Copy all the data exactly, except the pictures.

* start *

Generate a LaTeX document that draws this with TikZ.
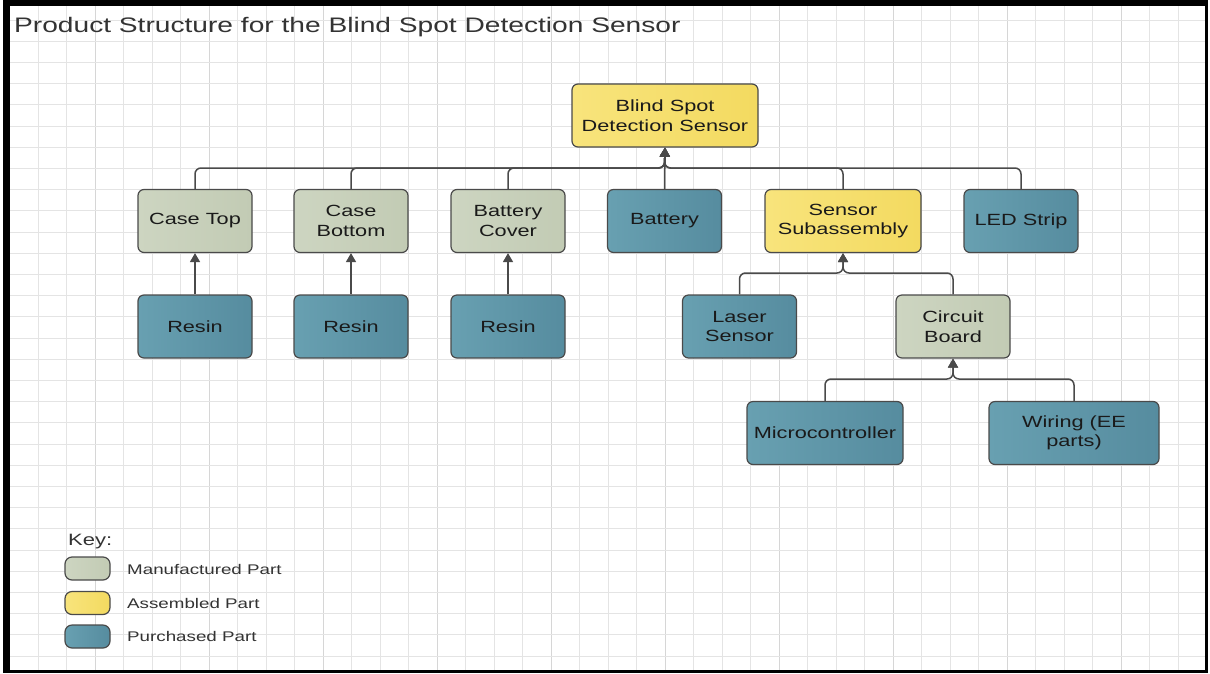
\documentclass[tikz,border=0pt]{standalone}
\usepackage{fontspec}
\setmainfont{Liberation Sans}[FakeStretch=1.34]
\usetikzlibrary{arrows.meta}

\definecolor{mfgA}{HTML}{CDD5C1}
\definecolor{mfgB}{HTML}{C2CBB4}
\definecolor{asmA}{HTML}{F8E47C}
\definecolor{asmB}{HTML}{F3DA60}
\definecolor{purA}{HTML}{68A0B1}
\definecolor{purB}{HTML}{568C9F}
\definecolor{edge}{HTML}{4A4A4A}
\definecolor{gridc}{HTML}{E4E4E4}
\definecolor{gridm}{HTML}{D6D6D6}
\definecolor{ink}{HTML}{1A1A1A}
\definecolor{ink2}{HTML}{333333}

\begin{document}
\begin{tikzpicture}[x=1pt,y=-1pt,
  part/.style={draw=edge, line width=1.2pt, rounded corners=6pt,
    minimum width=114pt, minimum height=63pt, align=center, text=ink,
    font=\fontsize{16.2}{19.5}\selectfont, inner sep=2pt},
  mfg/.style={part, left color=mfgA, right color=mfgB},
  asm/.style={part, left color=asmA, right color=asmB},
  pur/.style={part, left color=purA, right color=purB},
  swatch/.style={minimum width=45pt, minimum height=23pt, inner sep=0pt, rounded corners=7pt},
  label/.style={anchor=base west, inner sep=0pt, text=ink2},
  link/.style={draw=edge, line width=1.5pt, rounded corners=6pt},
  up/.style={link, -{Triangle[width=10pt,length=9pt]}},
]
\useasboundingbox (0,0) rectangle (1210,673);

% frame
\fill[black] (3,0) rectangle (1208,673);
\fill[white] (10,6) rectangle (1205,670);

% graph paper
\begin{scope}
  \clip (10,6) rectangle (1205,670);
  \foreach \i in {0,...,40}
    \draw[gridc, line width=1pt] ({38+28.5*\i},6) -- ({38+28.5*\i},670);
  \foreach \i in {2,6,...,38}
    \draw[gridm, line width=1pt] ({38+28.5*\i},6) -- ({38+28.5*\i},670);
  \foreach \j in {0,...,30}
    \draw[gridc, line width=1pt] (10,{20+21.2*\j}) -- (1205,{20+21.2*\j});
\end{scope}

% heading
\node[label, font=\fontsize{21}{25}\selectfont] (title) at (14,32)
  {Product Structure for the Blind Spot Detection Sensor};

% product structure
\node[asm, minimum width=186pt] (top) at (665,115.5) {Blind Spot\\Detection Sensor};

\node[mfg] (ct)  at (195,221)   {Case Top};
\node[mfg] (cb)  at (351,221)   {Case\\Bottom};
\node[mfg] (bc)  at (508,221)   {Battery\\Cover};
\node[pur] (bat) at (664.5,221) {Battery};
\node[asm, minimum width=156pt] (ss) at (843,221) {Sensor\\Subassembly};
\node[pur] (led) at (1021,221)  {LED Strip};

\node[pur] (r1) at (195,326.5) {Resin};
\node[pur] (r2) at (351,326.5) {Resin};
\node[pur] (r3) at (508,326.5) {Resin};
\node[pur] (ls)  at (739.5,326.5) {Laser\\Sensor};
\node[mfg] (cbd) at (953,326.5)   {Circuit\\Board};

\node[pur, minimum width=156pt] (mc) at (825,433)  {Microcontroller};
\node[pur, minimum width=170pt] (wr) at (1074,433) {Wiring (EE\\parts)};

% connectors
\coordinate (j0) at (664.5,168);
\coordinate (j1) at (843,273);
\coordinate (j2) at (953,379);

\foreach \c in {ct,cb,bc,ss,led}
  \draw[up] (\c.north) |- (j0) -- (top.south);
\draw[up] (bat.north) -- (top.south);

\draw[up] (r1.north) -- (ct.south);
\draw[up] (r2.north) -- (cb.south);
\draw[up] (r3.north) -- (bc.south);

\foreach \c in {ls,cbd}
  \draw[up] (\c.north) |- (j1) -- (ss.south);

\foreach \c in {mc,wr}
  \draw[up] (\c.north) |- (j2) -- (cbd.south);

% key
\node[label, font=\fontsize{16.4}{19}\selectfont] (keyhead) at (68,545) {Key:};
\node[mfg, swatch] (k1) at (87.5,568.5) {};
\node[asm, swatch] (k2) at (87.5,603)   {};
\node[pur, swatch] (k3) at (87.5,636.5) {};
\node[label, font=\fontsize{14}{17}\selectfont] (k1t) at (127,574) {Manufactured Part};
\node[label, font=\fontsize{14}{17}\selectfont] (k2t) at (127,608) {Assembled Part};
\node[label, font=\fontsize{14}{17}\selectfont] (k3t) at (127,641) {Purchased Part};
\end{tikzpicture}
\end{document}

* end *

-- Reply to the exercise --
Generate a LaTeX document that draws this with TikZ.
\documentclass[tikz,border=0pt]{standalone}
\usepackage{fontspec}
\setmainfont{Liberation Sans}[FakeStretch=1.34]
\usetikzlibrary{arrows.meta}

\definecolor{mfgA}{HTML}{CDD5C1}
\definecolor{mfgB}{HTML}{C2CBB4}
\definecolor{asmA}{HTML}{F8E47C}
\definecolor{asmB}{HTML}{F3DA60}
\definecolor{purA}{HTML}{68A0B1}
\definecolor{purB}{HTML}{568C9F}
\definecolor{edge}{HTML}{4A4A4A}
\definecolor{gridc}{HTML}{E4E4E4}
\definecolor{gridm}{HTML}{D6D6D6}
\definecolor{ink}{HTML}{1A1A1A}
\definecolor{ink2}{HTML}{333333}

\begin{document}
\begin{tikzpicture}[x=1pt,y=-1pt,
  part/.style={draw=edge, line width=1.2pt, rounded corners=6pt,
    minimum width=114pt, minimum height=63pt, align=center, text=ink,
    font=\fontsize{16.2}{19.5}\selectfont, inner sep=2pt},
  mfg/.style={part, left color=mfgA, right color=mfgB},
  asm/.style={part, left color=asmA, right color=asmB},
  pur/.style={part, left color=purA, right color=purB},
  swatch/.style={minimum width=45pt, minimum height=23pt, inner sep=0pt, rounded corners=7pt},
  label/.style={anchor=base west, inner sep=0pt, text=ink2},
  link/.style={draw=edge, line width=1.5pt, rounded corners=6pt},
  up/.style={link, -{Triangle[width=10pt,length=9pt]}},
]
\useasboundingbox (0,0) rectangle (1210,673);

% frame
\fill[black] (3,0) rectangle (1208,673);
\fill[white] (10,6) rectangle (1205,670);

% graph paper
\begin{scope}
  \clip (10,6) rectangle (1205,670);
  \foreach \i in {0,...,40}
    \draw[gridc, line width=1pt] ({38+28.5*\i},6) -- ({38+28.5*\i},670);
  \foreach \i in {2,6,...,38}
    \draw[gridm, line width=1pt] ({38+28.5*\i},6) -- ({38+28.5*\i},670);
  \foreach \j in {0,...,30}
    \draw[gridc, line width=1pt] (10,{20+21.2*\j}) -- (1205,{20+21.2*\j});
\end{scope}

% heading
\node[label, font=\fontsize{21}{25}\selectfont] (title) at (14,32)
  {Product Structure for the Blind Spot Detection Sensor};

% product structure
\node[asm, minimum width=186pt] (top) at (665,115.5) {Blind Spot\\Detection Sensor};

\node[mfg] (ct)  at (195,221)   {Case Top};
\node[mfg] (cb)  at (351,221)   {Case\\Bottom};
\node[mfg] (bc)  at (508,221)   {Battery\\Cover};
\node[pur] (bat) at (664.5,221) {Battery};
\node[asm, minimum width=156pt] (ss) at (843,221) {Sensor\\Subassembly};
\node[pur] (led) at (1021,221)  {LED Strip};

\node[pur] (r1) at (195,326.5) {Resin};
\node[pur] (r2) at (351,326.5) {Resin};
\node[pur] (r3) at (508,326.5) {Resin};
\node[pur] (ls)  at (739.5,326.5) {Laser\\Sensor};
\node[mfg] (cbd) at (953,326.5)   {Circuit\\Board};

\node[pur, minimum width=156pt] (mc) at (825,433)  {Microcontroller};
\node[pur, minimum width=170pt] (wr) at (1074,433) {Wiring (EE\\parts)};

% connectors
\coordinate (j0) at (664.5,168);
\coordinate (j1) at (843,273);
\coordinate (j2) at (953,379);

\foreach \c in {ct,cb,bc,ss,led}
  \draw[up] (\c.north) |- (j0) -- (top.south);
\draw[up] (bat.north) -- (top.south);

\draw[up] (r1.north) -- (ct.south);
\draw[up] (r2.north) -- (cb.south);
\draw[up] (r3.north) -- (bc.south);

\foreach \c in {ls,cbd}
  \draw[up] (\c.north) |- (j1) -- (ss.south);

\foreach \c in {mc,wr}
  \draw[up] (\c.north) |- (j2) -- (cbd.south);

% key
\node[label, font=\fontsize{16.4}{19}\selectfont] (keyhead) at (68,545) {Key:};
\node[mfg, swatch] (k1) at (87.5,568.5) {};
\node[asm, swatch] (k2) at (87.5,603)   {};
\node[pur, swatch] (k3) at (87.5,636.5) {};
\node[label, font=\fontsize{14}{17}\selectfont] (k1t) at (127,574) {Manufactured Part};
\node[label, font=\fontsize{14}{17}\selectfont] (k2t) at (127,608) {Assembled Part};
\node[label, font=\fontsize{14}{17}\selectfont] (k3t) at (127,641) {Purchased Part};
\end{tikzpicture}
\end{document}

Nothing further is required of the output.